--- Start Supplied information ---

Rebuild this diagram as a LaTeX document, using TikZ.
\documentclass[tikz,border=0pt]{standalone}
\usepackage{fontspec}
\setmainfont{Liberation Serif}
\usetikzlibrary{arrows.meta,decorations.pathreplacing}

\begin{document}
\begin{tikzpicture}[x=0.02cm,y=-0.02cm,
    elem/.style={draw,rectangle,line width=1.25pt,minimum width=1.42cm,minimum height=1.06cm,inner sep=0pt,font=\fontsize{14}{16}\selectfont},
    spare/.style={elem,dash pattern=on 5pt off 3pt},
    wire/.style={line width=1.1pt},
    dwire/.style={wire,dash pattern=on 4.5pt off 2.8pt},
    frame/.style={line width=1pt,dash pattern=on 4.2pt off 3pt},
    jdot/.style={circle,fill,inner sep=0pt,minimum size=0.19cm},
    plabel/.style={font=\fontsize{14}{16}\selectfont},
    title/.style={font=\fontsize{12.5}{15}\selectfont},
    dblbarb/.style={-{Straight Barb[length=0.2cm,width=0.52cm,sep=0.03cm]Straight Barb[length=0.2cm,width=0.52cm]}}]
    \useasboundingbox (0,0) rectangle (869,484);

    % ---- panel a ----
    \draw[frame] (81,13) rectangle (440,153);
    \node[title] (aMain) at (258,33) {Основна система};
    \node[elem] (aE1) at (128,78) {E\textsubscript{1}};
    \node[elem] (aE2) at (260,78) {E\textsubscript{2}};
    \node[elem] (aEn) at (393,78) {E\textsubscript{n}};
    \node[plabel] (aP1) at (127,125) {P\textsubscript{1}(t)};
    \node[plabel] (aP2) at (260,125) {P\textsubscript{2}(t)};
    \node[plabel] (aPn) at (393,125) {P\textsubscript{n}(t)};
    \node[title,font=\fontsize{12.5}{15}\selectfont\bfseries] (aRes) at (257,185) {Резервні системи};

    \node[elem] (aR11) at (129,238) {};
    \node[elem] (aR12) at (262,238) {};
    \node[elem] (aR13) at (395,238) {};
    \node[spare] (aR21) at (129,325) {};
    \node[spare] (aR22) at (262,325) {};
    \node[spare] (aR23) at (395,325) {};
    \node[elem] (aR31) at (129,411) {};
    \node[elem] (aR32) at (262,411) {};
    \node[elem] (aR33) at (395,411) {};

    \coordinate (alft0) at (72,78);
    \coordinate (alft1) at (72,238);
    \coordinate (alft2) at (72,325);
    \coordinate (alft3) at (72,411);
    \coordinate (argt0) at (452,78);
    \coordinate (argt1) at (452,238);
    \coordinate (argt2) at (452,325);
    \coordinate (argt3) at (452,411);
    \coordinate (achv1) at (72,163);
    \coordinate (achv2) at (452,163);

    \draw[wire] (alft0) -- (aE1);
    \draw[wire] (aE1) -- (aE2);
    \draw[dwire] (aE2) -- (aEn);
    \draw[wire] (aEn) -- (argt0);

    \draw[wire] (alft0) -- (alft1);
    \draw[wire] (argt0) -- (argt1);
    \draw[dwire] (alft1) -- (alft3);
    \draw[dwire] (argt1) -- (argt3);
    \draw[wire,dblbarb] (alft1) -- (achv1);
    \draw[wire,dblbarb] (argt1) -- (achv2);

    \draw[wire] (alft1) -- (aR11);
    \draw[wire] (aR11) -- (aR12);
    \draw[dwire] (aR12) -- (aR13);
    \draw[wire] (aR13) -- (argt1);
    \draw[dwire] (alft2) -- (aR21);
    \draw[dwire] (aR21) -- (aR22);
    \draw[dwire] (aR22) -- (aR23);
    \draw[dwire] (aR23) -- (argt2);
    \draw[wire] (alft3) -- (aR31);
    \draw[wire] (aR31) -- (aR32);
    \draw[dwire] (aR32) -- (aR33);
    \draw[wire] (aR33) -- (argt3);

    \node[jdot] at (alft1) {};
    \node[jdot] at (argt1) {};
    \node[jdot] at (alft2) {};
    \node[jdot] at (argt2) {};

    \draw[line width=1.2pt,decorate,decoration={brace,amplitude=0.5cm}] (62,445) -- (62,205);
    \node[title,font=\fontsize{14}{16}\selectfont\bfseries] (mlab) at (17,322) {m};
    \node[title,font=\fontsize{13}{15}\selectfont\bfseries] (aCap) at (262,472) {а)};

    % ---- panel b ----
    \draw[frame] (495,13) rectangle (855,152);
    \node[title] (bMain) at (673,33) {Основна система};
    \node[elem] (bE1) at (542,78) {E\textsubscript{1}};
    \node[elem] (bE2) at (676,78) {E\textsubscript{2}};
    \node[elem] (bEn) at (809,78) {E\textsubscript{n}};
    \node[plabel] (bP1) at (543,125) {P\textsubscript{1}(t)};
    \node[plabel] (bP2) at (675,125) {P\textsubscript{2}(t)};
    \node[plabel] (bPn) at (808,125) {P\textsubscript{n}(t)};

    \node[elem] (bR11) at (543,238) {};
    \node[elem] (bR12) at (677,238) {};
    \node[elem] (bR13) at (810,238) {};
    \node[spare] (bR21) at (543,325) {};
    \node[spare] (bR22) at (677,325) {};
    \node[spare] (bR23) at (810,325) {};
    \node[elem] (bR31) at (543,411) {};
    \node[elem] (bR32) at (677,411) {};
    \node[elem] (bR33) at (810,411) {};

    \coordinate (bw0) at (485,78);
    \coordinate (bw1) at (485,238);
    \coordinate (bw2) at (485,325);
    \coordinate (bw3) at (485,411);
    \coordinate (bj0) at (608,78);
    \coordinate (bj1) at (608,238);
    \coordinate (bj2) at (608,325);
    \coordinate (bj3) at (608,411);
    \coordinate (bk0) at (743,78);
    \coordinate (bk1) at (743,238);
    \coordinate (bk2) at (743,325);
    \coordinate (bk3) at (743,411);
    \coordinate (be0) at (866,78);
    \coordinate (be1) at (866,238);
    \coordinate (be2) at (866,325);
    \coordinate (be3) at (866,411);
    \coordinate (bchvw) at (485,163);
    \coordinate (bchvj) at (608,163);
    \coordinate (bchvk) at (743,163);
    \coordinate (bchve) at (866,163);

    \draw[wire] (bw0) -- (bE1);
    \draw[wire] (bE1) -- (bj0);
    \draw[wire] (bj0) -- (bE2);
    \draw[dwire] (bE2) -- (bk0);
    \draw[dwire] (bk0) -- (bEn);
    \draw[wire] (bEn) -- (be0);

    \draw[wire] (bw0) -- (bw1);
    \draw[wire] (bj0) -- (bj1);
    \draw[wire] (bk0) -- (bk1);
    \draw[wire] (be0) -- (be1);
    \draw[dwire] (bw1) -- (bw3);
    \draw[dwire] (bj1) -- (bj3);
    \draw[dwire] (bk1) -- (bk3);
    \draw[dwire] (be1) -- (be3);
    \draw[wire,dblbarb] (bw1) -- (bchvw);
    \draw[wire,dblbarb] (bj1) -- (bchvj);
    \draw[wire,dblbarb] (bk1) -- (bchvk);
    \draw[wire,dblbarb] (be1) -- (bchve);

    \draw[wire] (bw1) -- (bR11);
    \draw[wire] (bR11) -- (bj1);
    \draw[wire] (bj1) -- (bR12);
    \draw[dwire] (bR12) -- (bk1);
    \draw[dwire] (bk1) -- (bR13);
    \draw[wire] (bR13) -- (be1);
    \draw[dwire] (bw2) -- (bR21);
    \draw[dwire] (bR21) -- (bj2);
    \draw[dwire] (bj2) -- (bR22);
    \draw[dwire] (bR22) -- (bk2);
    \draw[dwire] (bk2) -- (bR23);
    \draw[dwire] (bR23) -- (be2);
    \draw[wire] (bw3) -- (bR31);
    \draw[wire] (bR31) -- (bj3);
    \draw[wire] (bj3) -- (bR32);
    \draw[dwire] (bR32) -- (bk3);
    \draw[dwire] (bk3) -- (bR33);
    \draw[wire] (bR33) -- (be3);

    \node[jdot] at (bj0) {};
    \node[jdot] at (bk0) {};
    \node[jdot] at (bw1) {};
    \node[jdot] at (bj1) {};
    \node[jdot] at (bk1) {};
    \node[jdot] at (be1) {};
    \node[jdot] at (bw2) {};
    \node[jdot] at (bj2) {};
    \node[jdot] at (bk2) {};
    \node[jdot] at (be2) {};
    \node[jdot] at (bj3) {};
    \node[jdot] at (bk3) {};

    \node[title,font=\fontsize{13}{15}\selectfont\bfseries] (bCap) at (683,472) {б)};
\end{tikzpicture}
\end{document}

--- End Supplied information ---
--- Start Supplied information ---

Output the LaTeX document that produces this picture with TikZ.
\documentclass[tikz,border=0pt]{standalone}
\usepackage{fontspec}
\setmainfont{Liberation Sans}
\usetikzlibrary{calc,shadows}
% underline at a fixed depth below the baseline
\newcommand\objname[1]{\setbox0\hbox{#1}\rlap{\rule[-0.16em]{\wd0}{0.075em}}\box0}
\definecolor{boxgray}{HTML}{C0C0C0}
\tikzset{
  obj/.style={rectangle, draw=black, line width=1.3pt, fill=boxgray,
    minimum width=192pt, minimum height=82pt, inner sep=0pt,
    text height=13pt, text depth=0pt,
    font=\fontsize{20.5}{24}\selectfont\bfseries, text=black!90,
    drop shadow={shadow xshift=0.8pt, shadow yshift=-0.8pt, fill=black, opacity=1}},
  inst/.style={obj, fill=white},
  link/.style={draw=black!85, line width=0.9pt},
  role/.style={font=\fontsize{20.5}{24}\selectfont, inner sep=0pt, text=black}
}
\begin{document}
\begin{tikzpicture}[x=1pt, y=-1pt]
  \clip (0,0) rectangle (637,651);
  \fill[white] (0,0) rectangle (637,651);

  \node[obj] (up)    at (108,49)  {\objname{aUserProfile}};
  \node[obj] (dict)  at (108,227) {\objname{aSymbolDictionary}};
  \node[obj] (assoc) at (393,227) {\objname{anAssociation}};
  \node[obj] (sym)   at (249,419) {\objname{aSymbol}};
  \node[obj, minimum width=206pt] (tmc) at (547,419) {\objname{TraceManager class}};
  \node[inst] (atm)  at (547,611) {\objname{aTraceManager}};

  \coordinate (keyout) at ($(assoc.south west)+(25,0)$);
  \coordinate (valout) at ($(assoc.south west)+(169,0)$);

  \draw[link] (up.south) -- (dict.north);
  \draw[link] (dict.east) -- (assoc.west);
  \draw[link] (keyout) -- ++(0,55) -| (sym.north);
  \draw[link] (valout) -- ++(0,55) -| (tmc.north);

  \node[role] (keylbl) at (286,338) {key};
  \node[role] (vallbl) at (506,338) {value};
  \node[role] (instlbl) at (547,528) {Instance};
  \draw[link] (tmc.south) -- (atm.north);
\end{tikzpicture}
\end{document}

--- End Supplied information ---
--- Start Supplied information ---

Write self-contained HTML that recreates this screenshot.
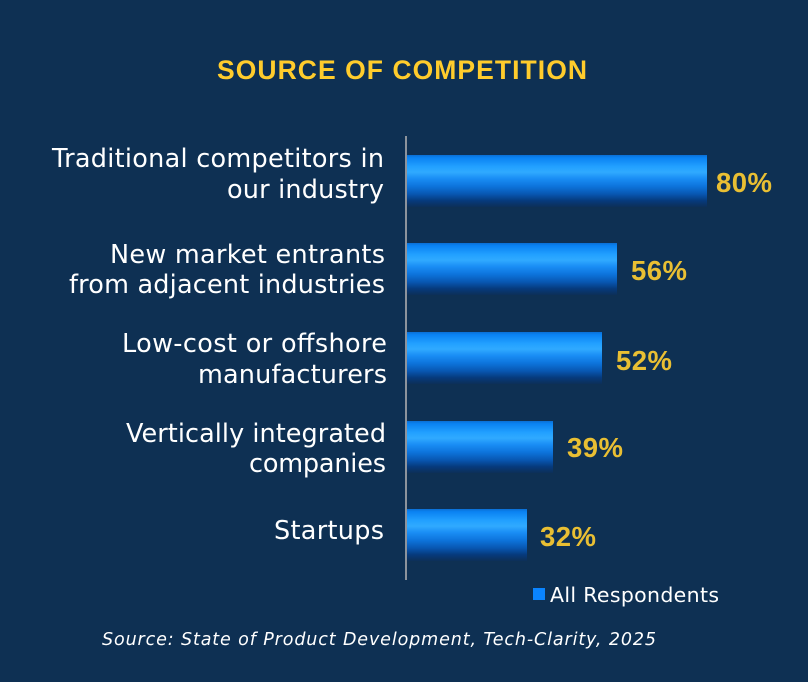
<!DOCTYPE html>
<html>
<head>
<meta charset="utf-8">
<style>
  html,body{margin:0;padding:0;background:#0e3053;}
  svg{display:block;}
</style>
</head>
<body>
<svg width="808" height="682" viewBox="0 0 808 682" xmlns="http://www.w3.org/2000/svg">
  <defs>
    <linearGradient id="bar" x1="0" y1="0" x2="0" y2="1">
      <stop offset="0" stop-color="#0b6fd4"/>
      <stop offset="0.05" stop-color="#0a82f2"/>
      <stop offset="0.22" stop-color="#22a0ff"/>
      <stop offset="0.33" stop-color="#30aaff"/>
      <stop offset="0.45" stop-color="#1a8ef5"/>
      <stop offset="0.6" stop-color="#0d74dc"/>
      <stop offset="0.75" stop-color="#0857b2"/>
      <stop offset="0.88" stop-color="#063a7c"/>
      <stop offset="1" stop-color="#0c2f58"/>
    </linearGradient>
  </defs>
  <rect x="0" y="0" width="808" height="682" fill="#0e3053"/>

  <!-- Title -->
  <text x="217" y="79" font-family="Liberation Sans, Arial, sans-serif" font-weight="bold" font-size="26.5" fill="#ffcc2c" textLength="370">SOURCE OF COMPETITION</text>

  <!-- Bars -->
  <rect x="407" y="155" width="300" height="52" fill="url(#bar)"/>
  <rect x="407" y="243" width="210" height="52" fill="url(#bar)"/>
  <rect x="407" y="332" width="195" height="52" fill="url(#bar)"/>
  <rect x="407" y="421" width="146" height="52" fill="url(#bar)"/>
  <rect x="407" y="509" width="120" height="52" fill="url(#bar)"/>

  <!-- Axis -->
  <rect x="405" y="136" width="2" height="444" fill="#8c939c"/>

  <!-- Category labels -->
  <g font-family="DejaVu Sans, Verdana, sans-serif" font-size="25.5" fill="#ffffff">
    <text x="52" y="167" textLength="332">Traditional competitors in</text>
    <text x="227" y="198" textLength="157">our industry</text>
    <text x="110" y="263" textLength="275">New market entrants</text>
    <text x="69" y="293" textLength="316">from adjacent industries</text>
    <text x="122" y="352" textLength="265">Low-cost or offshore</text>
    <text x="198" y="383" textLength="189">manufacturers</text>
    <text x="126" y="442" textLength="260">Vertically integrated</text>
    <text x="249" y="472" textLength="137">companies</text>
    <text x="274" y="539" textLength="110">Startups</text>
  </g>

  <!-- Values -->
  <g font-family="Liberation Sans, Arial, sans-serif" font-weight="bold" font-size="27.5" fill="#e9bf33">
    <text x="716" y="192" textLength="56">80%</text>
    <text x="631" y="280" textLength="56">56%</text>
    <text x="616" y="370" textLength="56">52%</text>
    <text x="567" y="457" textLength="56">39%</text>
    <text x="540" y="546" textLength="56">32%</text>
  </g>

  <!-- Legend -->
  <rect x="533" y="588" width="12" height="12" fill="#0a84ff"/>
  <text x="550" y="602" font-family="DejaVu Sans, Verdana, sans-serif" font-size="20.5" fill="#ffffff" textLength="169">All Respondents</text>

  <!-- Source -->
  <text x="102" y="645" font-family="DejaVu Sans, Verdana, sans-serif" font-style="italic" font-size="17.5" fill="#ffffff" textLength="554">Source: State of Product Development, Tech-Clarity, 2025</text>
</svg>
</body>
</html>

--- End Supplied information ---

* **Directions**
Look over the listing. Pull out every line with the string "that" in it.

* **The reply**
Output the LaTeX document that produces this picture with TikZ.
Write self-contained HTML that recreates this screenshot.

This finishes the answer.